I decided the easiest way to take stock of what I had written and determine where I needed to focus my energies in the weeks to come was to catalog my drafts systematically. I created a simple spreadsheet with the names of all my poems in one column and a kind of status rating in another. Then I spent about an hour and a half on Monday briefly reviewing each poem and assigning it a rating of 1-5 (1 being, "this poem is technically finished but deeply, embarrassingly flawed;" 5 being, "ready for publication and possibly fame and fortune"). I expected that most poems would earn 3's and that very few would earn 1's or 5's.

It was unscientific, to say the least, but if nothing else it gave me a sense of how the collection was shaping up. Curious about the results? Here you go.

Out of 74 total drafts:
  • 9 got 5's -- all have been submitted to journals at one point or another
  • 23 got 4's -- I consider these solid poems that just need a little more work
  • 23 got 3's -- these strike me as good starts that require reshaping
  • 15 got 2's -- wow, I really wrote a poem about shopping for housewares?
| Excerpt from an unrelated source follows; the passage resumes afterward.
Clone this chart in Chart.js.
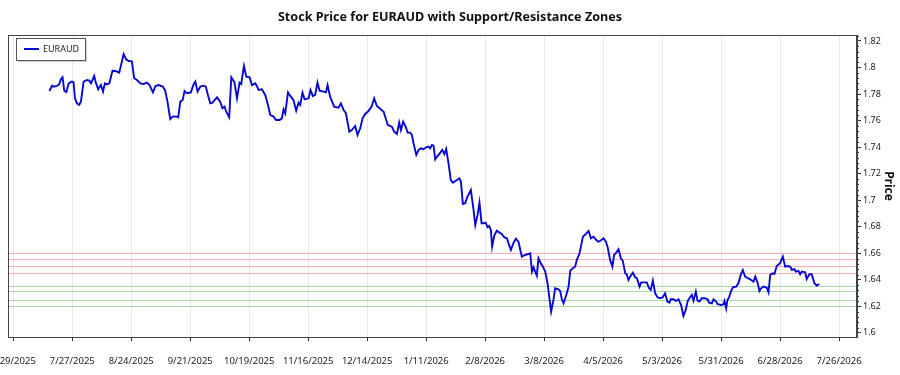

  • 4 got 1's -- let's not talk about these anymore
An interesting if somewhat odd exercise. What I intend to do now is focus on the 4's and then do another screen of the 3's to figure out which of them really deserve further work. I'm also considering adding a third column to this spreadsheet that would provide an assessment of each poem's potential fit with the larger theme I have in mind for the collection; that way I could further triage which poems get my attention and which do not. In the end, I'm hoping to emerge with at least 40 poems that would rank as 5's. With 74 drafts right now, it's not looking so good for the 1's and 2's (seriously, housewares?).